# eye discharge



## AbbyQuiet (Jun 3, 2011)

so i've been kind of watching and gathering questions lately. i was getting ready to give lily a bath today so i was brushing her hair, and clipping the hair on her face short (which i usually do, because she has tearing around there) and i noticed it had a tiny bit of green discharge stuff around there, i thought it was pretty odd but wasn't sure what it was. so after her bath and she's all clean and dried off and good to go i notice she's got more green stuff. i made sure to clean her face really good so it's not the same stuff. i started to get really concerned. after about an hour, her face is all wet again, looking very pink and moist. and small amounts of green stuff coming out in the same place. i am going to call the vet tomorrow, but am wondering if maybe i got some of the shampoo in her eyes, and that's why it was all wet. should i put eye drops in there? what do you guys think? and then thinking back over the past few days, her poop has been rather moist, and she pooped in the kitchen when we left her for a short period of time. it was after i mixed in a tiny bit of new food into her bowl, so that could have been it. it just seems like there are so many factors in here to tell what's going on for sure. i would really appreciate your thoughts :blink::mellow: thank you so much!!


----------



## mss (Mar 1, 2006)

I don't know what kind of eye drops you may be thinking of using, but I would suggest just cleaning the area around the eyes with plain water on a clean tissue or cotton puff and drying that off well and not putting anything in the eye itself.

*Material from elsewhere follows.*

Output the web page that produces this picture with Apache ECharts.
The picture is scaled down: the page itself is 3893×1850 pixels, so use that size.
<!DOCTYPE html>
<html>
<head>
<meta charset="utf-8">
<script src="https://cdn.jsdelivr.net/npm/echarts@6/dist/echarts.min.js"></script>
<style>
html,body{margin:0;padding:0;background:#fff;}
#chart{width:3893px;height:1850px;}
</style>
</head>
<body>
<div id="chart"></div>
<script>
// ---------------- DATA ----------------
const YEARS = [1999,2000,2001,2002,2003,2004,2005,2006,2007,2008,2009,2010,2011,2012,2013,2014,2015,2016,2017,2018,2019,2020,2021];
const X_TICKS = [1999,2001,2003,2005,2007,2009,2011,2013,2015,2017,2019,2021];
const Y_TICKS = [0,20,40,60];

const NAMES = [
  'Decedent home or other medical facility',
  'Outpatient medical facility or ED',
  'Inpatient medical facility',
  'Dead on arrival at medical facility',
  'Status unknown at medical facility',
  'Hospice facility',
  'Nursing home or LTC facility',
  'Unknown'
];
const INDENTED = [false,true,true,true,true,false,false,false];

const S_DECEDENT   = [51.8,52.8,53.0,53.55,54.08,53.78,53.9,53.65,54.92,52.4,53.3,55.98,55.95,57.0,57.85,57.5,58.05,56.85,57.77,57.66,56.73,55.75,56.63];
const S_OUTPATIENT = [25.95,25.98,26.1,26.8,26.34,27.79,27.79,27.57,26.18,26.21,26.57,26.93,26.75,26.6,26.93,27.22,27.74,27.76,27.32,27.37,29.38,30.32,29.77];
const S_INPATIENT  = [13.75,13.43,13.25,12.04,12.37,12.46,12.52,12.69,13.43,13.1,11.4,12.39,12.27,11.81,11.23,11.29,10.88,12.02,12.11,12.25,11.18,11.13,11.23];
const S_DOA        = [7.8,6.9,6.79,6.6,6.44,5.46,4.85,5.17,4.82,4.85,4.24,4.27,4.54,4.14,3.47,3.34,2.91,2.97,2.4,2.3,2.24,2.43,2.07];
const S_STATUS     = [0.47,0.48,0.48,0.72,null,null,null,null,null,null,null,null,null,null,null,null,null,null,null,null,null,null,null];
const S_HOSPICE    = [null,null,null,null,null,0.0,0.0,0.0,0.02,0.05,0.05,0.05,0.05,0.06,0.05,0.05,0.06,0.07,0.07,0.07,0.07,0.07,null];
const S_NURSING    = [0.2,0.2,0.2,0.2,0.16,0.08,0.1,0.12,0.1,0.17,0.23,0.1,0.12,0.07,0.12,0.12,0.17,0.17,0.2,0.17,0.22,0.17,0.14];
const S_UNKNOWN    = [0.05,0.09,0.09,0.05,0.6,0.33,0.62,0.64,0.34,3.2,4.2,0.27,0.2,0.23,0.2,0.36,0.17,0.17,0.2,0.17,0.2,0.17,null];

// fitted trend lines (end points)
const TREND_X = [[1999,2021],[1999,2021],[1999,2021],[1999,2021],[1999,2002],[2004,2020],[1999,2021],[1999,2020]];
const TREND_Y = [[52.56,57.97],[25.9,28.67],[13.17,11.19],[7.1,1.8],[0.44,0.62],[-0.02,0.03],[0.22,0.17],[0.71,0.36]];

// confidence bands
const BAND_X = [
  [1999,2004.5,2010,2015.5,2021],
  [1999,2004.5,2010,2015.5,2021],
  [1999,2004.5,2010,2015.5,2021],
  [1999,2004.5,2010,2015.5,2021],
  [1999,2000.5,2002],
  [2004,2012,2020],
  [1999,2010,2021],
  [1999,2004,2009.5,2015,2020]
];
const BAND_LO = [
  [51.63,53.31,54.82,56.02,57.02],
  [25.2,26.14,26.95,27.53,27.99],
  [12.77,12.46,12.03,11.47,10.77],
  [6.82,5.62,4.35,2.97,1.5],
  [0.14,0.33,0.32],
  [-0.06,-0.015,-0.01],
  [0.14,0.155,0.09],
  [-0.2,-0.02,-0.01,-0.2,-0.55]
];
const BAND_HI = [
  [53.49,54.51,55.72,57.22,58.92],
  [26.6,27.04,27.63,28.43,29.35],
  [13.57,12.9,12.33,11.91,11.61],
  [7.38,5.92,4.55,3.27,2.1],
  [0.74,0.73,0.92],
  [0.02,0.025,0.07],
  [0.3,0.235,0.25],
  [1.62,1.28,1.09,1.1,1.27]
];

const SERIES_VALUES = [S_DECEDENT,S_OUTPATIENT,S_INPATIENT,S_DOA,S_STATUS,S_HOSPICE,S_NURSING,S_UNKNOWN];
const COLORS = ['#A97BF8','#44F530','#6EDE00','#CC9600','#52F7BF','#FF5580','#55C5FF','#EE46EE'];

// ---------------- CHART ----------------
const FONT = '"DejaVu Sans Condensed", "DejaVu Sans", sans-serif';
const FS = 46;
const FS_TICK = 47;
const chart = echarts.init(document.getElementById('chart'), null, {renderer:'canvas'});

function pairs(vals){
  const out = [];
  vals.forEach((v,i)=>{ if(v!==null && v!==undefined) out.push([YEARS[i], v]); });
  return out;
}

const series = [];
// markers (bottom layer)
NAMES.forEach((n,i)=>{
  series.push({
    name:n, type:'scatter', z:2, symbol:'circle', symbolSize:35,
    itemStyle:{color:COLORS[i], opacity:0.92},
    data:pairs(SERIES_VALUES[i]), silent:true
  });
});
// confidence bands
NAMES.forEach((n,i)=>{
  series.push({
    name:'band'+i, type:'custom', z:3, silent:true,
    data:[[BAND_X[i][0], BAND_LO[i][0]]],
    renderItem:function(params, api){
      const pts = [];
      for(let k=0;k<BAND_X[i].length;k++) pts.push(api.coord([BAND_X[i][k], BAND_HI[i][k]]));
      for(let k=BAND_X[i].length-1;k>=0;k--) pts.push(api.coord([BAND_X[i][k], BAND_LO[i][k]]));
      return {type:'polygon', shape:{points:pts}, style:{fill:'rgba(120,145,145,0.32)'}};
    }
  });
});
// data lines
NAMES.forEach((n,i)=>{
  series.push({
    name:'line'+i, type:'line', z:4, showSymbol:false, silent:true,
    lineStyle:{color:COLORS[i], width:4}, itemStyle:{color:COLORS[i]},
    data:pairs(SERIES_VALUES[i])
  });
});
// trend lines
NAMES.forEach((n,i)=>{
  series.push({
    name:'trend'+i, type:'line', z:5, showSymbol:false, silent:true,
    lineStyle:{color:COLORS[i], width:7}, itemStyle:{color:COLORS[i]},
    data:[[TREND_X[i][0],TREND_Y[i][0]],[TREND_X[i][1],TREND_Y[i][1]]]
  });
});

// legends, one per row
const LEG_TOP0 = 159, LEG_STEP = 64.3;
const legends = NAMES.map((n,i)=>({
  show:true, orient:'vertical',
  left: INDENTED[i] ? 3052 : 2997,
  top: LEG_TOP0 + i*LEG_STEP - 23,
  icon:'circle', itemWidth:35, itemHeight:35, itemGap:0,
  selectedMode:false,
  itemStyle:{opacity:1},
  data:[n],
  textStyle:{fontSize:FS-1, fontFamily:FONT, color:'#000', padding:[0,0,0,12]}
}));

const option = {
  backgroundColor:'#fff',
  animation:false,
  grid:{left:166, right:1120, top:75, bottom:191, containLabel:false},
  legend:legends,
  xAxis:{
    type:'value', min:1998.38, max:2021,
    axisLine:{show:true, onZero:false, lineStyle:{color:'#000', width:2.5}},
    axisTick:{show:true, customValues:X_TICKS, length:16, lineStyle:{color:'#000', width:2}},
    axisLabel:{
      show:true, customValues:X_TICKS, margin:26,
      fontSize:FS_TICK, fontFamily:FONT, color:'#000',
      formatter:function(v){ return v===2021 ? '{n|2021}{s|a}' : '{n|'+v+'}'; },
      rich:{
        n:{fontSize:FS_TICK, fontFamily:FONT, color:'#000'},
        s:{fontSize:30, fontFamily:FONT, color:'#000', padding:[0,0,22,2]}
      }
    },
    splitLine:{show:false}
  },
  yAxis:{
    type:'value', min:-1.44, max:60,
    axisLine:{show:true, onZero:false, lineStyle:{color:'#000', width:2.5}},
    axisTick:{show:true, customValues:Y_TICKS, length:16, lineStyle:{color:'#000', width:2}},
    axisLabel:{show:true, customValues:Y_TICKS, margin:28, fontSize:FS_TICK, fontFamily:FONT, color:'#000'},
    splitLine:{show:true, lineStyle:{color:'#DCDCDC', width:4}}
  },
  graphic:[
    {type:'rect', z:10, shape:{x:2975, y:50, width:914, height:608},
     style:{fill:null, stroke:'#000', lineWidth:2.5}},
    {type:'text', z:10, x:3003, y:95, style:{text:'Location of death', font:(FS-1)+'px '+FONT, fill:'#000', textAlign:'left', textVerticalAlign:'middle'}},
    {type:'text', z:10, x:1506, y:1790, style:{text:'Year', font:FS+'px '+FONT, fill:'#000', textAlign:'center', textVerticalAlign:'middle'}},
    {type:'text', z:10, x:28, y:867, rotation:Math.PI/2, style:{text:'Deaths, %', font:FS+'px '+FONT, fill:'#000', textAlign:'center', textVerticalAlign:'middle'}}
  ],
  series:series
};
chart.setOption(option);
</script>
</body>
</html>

To me, green discharge sounds like infection that you should see a vet about a.s.a.p.--or at the very least call the vet about!


----------



## KAG (Jun 1, 2006)

Yes, I agree with Margaret. Good luck to you and baby girl Lily.
xoxoxoxoxooxoxoox


----------



## Maidto2Maltese (Oct 19, 2004)

I think a vet visit is needed. In some cases drops ( or the wrong kind) can make matters worse. It may be a case of conjunctivitis in which case and antibiotic drop/ointment is needed. 
A vet needs to see if there is any injury to the cornea so please call and have them check it out. 
Let us know how it goes.


----------



## AbbyQuiet (Jun 3, 2011)

i just called the vet, she's got an appointment this evening.


----------



## Cosy (Feb 9, 2006)

Conjunctivitis uses one type of med where a scratch or abrasion will use another. I'm glad you have a vet appt. today. Let us know how it goes.


----------



## Snowbody (Jan 3, 2009)

Glad you're getting Lilly into the vet. Let us know what he/she says. Good luck and I'm glad you caught it.


----------



## mss (Mar 1, 2006)

How did it go at the vet?


----------



## Maidto2Maltese (Oct 19, 2004)

Checking in for an update... Hope all is Ok and it's an easy fix.


----------